To say the date in Spanish, there's a formula to follow.

1.) The first part is always "Hoy es" (pronounced: oy ehs), which means "Today is."
2.) Put the day of the week (A reminder: Monday = lunes, Tuesday = martes, Wednesday = miercoles (accent over first e), Thursay = jueves, Friday = viernes, Saturday = sabado (accent over first a), Sunday = domingo)
3.) Put the date - if it's the third of April, just translate: tres de abril.
4.) End it by putting the year. "Of the year" = "del ano" (MAKE SURE to put a tilde over the n, because if you don't the word changes meaning - and that's a whole different enchilada!). If you want, you can shorten it by just saying "del." "Mil" = "thousand," so "dos mil ocho" = "two thousand eight."

But wait - the new year is coming pretty soon! How do we say "two thousand nine"? Since you replaced "eight" with "nine," just switch "ocho" to "nueve."
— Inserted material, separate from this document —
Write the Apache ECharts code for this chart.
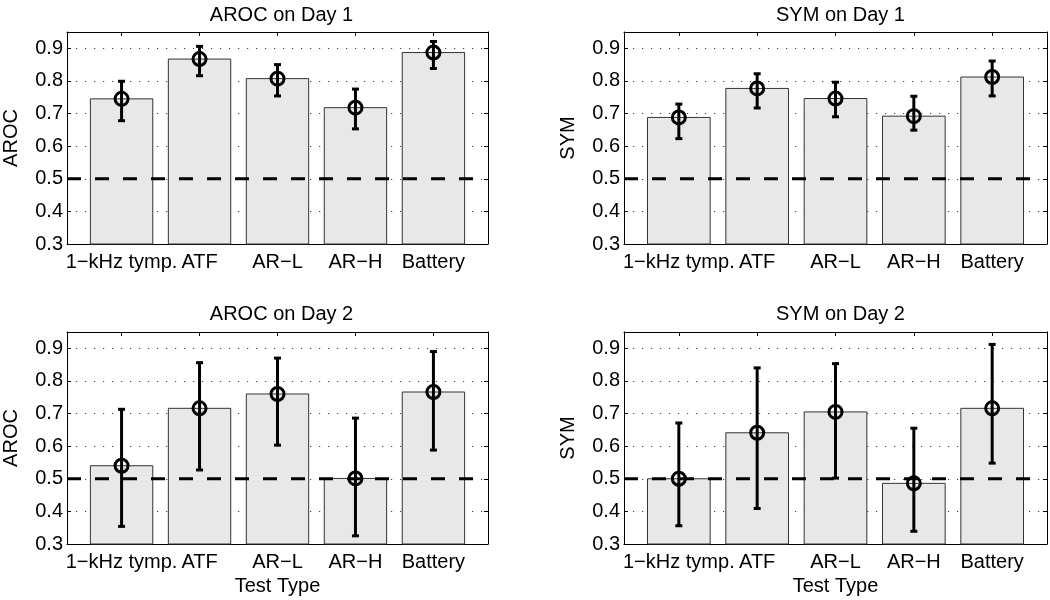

Two thousand nine = dos mil nueve.

You can do the same for the other years too, so "two thousand five" = "dos mil cinco"

How would we say "today is Tuesday, September twenty third, two thousand eight"? Just follow the formula . . .

Today is Tuesday September twenty third (23 of September) (of the year) two thousand eight
Hoy es martes veinte y tres de septiembre del ano (tilde over n)/ del dos mil ocho

Hoy es martes veinte y tres de septiembre del dos mil ocho!

Let's try another one: "Today is Wednesday, July fifth, two thousand six."

Today is Wednesday July fifth (5 of July) two thousand six
Hoy es miercoles (accent over first e) cinco de julio del dos mil seis

One more, just for practice: "Today is Thursday, April sixteenth, two thousand nine."

Today is Thursday April sixteenth (16 of April)two thousand nine
Hoy es jueves diez y seis de abril del dos mil nueve

Didn't I say it would make sense when I'm done? Let's take a look at that first sentence again: Hoy es jueves uno de enero del dos mil nueve.

Hoy es jueves uno de enero del dos mil nueve
Today is Thursday (1 of January) January first two thousand nine

Today is Thursday, January first, two thousand nine - that must mean it's New Year! Well, not yet, but almost!

If "hoy es lunes diez y ocho de mayo del dos mil nueve," then what holiday is being celebrated?